Micron Technology (MU +4.80%) stock has been on a stellar run over the past year, rising an incredible 522% as it has benefited big time from the fast-growing demand for memory chips used in artificial intelligence (AI) data centers.
The phenomenal demand for AI chips has been exceeding supply, and the good news for suppliers is that the shortage isn't expected to end anytime soon. But are Micron's catalysts sustainable for the next five years, enabling the AI stock to deliver more gains to investors through the end of the decade?
Image source: Micron Technology
Booming memory chip demand should ensure fantastic growth
Memory is a key component of AI accelerator chips used in data centers to handle diverse workloads. Micron manufactures both dynamic random-access memory (DRAM) chips -- which enable AI processors to quickly access large datasets -- and NAND flash memory, which is used to store data for model training and inference applications.

NASDAQ: MU
Key Data Points
The increasing complexity of AI workloads has created the need for more data processing, which explains why AI data centers have been gobbling up both DRAM and NAND flash chips at an incredible pace. According to one estimate, data centers are expected to consume 70% of global memory production this year, leaving a significant supply gap for other applications such as smartphones and personal computers (PCs).
Micron peer SK Hynix predicts that memory wafer supply will be 20% below demand through 2030. That's despite the efforts to bring additional manufacturing capacity online, as deploying new plants takes time. Moreover, the new capacity set to be added over the next five years is likely to sell out quickly due to pent-up demand from smartphones and PCs.
So, the memory industry is poised for healthy growth over the next five years. This is great news for Micron stock, as the red-hot growth the company has experienced over the past couple of years seems sustainable.
MU EPS Diluted (TTM) data by YCharts
Here's how much upside investors can expect from the stock by 2030
Micron's earnings growth has simply taken off, as shown in the chart above. As memory demand is poised to continue outpacing supply through 2030, there is a solid chance that the favorable memory pricing environment will persist. That explains why analysts are forecasting Micron's earnings to increase at a healthy rate.
MU EPS Estimates for Current Fiscal Year data by YCharts
It is worth noting that Micron's earnings in fiscal 2025 (which ended in August 2025) stood at $8.29 per share, suggesting that its bottom line is on track to grow exponentially if it meets analysts' estimates. Of course, the above chart shows a prediction that Micron's earnings will dip in fiscal 2028, but that's unlikely given the favorable dynamics of the memory market. Another point worth noting in the chart is that analysts have also raised their earnings expectations for fiscal 2028.

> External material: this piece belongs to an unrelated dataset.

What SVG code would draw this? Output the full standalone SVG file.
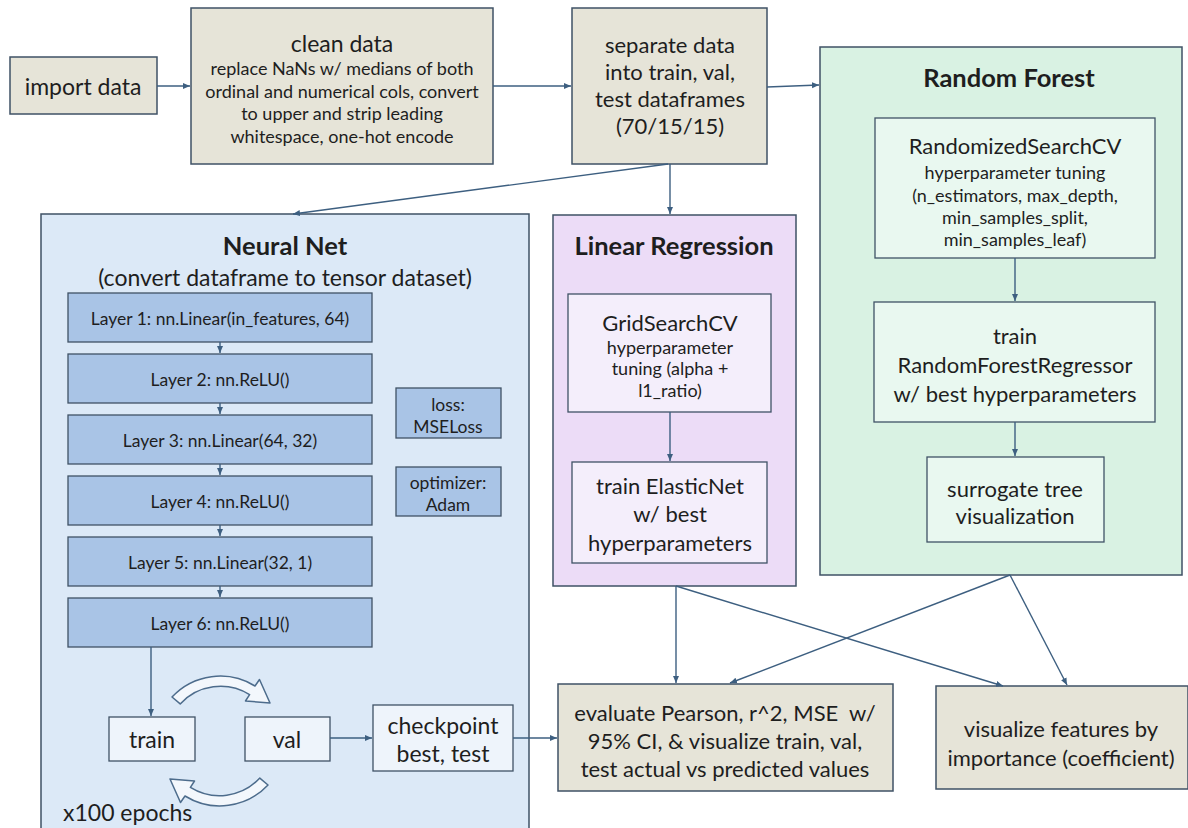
<svg xmlns="http://www.w3.org/2000/svg" width="1188" height="828" viewBox="0 0 1188 828">
  <style>
    text { font-family: Lato, "Liberation Sans", sans-serif; fill: #1e1e1e; text-anchor: middle; dominant-baseline: central; }
    .b { font-weight: bold; font-size: 25.5px; }
    .s22 { font-size: 23px; }
    .s21 { font-size: 22px; }
    .s17 { font-size: 18px; }
    .s15 { font-size: 17.5px; }
    .tan { fill: #e6e4d8; stroke: #3f5266; stroke-width: 1.5; }
    .nn { fill: #dce9f7; stroke: #3f5266; stroke-width: 1.5; }
    .layer { fill: #a9c4e6; stroke: #3f5266; stroke-width: 1.3; }
    .pale { fill: #eef4fb; stroke: #3f5266; stroke-width: 1.3; }
    .lr { fill: #ecdcf7; stroke: #3f5266; stroke-width: 1.5; }
    .lrin { fill: #f4eefb; stroke: #3f5266; stroke-width: 1.3; }
    .rf { fill: #d9f2e3; stroke: #3f5266; stroke-width: 1.5; }
    .rfin { fill: #e9f8f0; stroke: #3f5266; stroke-width: 1.3; }
    .edge { fill: none; stroke: #3d5f80; stroke-width: 1.4; marker-end: url(#arrow); }
    .loop { fill: #f3f7fc; stroke: #4d6c8c; stroke-width: 1.5; stroke-linejoin: round; }
  </style>
  <defs>
    <marker id="arrow" markerWidth="8" markerHeight="8" refX="7" refY="4" orient="auto" markerUnits="userSpaceOnUse">
      <path d="M0,1 L7,4 L0,7 Z" fill="#3d5f80"/>
    </marker>
  </defs>

  <rect width="1188" height="828" fill="#ffffff"/>

  <!-- containers -->
  <g id="neural-net">
    <rect class="nn" x="41" y="214" width="488" height="630"/>
    <text class="b" x="285" y="245">Neural Net</text>
    <text class="s22" x="285" y="277">(convert dataframe to tensor dataset)</text>
  </g>
  <g id="linear-regression">
    <rect class="lr" x="553" y="215" width="243" height="371"/>
    <text class="b" x="674" y="245">Linear Regression</text>
  </g>
  <g id="random-forest">
    <rect class="rf" x="820" y="47" width="362" height="528"/>
    <text class="b" x="1009" y="77">Random Forest</text>
  </g>

  <!-- pipeline steps -->
  <g id="import-data">
    <rect class="tan" x="10" y="57" width="147" height="57"/>
    <text class="s22" x="83" y="86">import data</text>
  </g>
  <g id="clean-data">
    <rect class="tan" x="191" y="8" width="302" height="156"/>
    <text class="s22" x="342" y="43">clean data</text>
    <text class="s17" x="342" y="68">replace NaNs w/ medians of both</text>
    <text class="s17" x="342" y="91">ordinal and numerical cols, convert</text>
    <text class="s17" x="342" y="113">to upper and strip leading</text>
    <text class="s17" x="342" y="136">whitespace, one-hot encode</text>
  </g>
  <g id="separate-data">
    <rect class="tan" x="572" y="8" width="195" height="156"/>
    <text class="s21" x="670" y="44">separate data</text>
    <text class="s21" x="670" y="71">into train, val,</text>
    <text class="s21" x="670" y="98">test dataframes</text>
    <text class="s21" x="670" y="125">(70/15/15)</text>
  </g>

  <!-- neural net layers -->
  <g id="layer-1"><rect class="layer" x="68" y="293" width="304" height="49"/><text class="s15" x="220" y="318">Layer 1: nn.Linear(in_features, 64)</text></g>
  <g id="layer-2"><rect class="layer" x="68" y="354" width="304" height="49"/><text class="s15" x="220" y="379">Layer 2: nn.ReLU()</text></g>
  <g id="layer-3"><rect class="layer" x="68" y="415" width="304" height="49"/><text class="s15" x="220" y="440">Layer 3: nn.Linear(64, 32)</text></g>
  <g id="layer-4"><rect class="layer" x="68" y="476" width="304" height="49"/><text class="s15" x="220" y="501">Layer 4: nn.ReLU()</text></g>
  <g id="layer-5"><rect class="layer" x="68" y="537" width="304" height="49"/><text class="s15" x="220" y="562">Layer 5: nn.Linear(32, 1)</text></g>
  <g id="layer-6"><rect class="layer" x="68" y="598" width="304" height="49"/><text class="s15" x="220" y="623">Layer 6: nn.ReLU()</text></g>
  <g id="loss"><rect class="layer" x="396" y="388" width="105" height="50"/><text class="s15" x="448" y="404">loss:</text><text class="s15" x="448" y="426">MSELoss</text></g>
  <g id="optimizer"><rect class="layer" x="396" y="467" width="105" height="49"/><text class="s15" x="448" y="482">optimizer:</text><text class="s15" x="448" y="504">Adam</text></g>

  <!-- training loop -->
  <g id="train"><rect class="pale" x="109" y="717" width="86" height="44"/><text class="s22" x="152" y="739">train</text></g>
  <g id="val"><rect class="pale" x="245" y="717" width="85" height="44"/><text class="s22" x="287" y="739">val</text></g>
  <g id="checkpoint"><rect class="pale" x="373" y="705" width="140" height="66"/><text class="s22" x="443" y="725">checkpoint</text><text class="s22" x="443" y="753">best, test</text></g>
  <g id="loop-arrows">
    <path id="loop-forward" class="loop" d="M172,697 A66,66 0 0 1 255,686 L259.5,679.5 L270,703 L245.5,701 L249.6,694.6 A55,55 0 0 0 180.2,703.9 Z"/>
    <use href="#loop-forward" transform="rotate(180 220 741)"/>
  </g>
  <g id="epochs"><text class="s22" x="63" y="812" style="text-anchor:start">x100 epochs</text></g>

  <!-- linear regression steps -->
  <g id="grid-search">
    <rect class="lrin" x="568" y="294" width="203" height="118"/>
    <text class="s21" x="670" y="322">GridSearchCV</text>
    <text class="s17" x="670" y="347">hyperparameter</text>
    <text class="s17" x="670" y="368">tuning (alpha +</text>
    <text class="s17" x="670" y="390">l1_ratio)</text>
  </g>
  <g id="elastic-net">
    <rect class="lrin" x="572" y="462" width="195" height="101"/>
    <text class="s21" x="670" y="485">train ElasticNet</text>
    <text class="s21" x="670" y="513">w/ best</text>
    <text class="s21" x="670" y="542">hyperparameters</text>
  </g>

  <!-- random forest steps -->
  <g id="randomized-search">
    <rect class="rfin" x="875" y="118" width="280" height="140"/>
    <text class="s21" x="1015" y="145">RandomizedSearchCV</text>
    <text class="s17" x="1015" y="172">hyperparameter tuning</text>
    <text class="s17" x="1015" y="195">(n_estimators, max_depth,</text>
    <text class="s17" x="1015" y="217">min_samples_split,</text>
    <text class="s17" x="1015" y="239">min_samples_leaf)</text>
  </g>
  <g id="rf-train">
    <rect class="rfin" x="874" y="302" width="281" height="120"/>
    <text class="s21" x="1015" y="335">train</text>
    <text class="s21" x="1015" y="364">RandomForestRegressor</text>
    <text class="s21" x="1015" y="393">w/ best hyperparameters</text>
  </g>
  <g id="surrogate-tree">
    <rect class="rfin" x="927" y="457" width="177" height="85"/>
    <text class="s21" x="1015" y="488">surrogate tree</text>
    <text class="s21" x="1015" y="515">visualization</text>
  </g>

  <!-- outputs -->
  <g id="evaluate">
    <rect class="tan" x="558" y="684" width="335" height="107"/>
    <text class="s21" x="725" y="712" xml:space="preserve">evaluate Pearson, r^2, MSE  w/</text>
    <text class="s21" x="725" y="740">95% CI, &amp; visualize train, val,</text>
    <text class="s21" x="725" y="768">test actual vs predicted values</text>
  </g>
  <g id="feature-importance">
    <rect class="tan" x="936" y="686" width="252" height="103"/>
    <text class="s21" x="1061" y="728">visualize features by</text>
    <text class="s21" x="1061" y="757">importance (coefficient)</text>
  </g>

  <!-- connectors -->
  <g id="connectors">
    <line class="edge" x1="157" y1="86" x2="190" y2="86"/>
    <line class="edge" x1="493" y1="86" x2="571" y2="86"/>
    <line class="edge" x1="767" y1="87" x2="819" y2="85"/>
    <line class="edge" x1="668" y1="164" x2="293" y2="214"/>
    <line class="edge" x1="670" y1="164" x2="670" y2="214"/>
    <line class="edge" x1="220" y1="342" x2="220" y2="353"/>
    <line class="edge" x1="220" y1="403" x2="220" y2="414"/>
    <line class="edge" x1="220" y1="464" x2="220" y2="475"/>
    <line class="edge" x1="220" y1="525" x2="220" y2="536"/>
    <line class="edge" x1="220" y1="586" x2="220" y2="597"/>
    <line class="edge" x1="151" y1="647" x2="151" y2="716"/>
    <line class="edge" x1="330" y1="738" x2="372" y2="738"/>
    <line class="edge" x1="513" y1="738" x2="557" y2="738"/>
    <line class="edge" x1="670" y1="412" x2="670" y2="461"/>
    <line class="edge" x1="1015" y1="258" x2="1015" y2="301"/>
    <line class="edge" x1="1015" y1="422" x2="1015" y2="456"/>
    <line class="edge" x1="676" y1="586" x2="676" y2="683"/>
    <line class="edge" x1="676" y1="586" x2="1003" y2="686"/>
    <line class="edge" x1="1010" y1="575" x2="730" y2="683"/>
    <line class="edge" x1="1010" y1="575" x2="1067" y2="685"/>
  </g>
</svg>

Let's assume that Micron's bottom line grows at an annual rate of just 15% in fiscal 2029 and 2030; its earnings could reach $108.80 per share by the end of the decade (using predicted fiscal 2028 numbers as the base). If the stock trades at 30 times earnings at that time, a discount to the tech-focused Nasdaq-100 index's current earnings multiple of 33.4, this tech stock could be trading at $3,264 in 2030.
That math -- though not guaranteed to pan out -- puts Micron at 6.5x where it is right now. It looks like a buy now, trading at just 23 times earnings.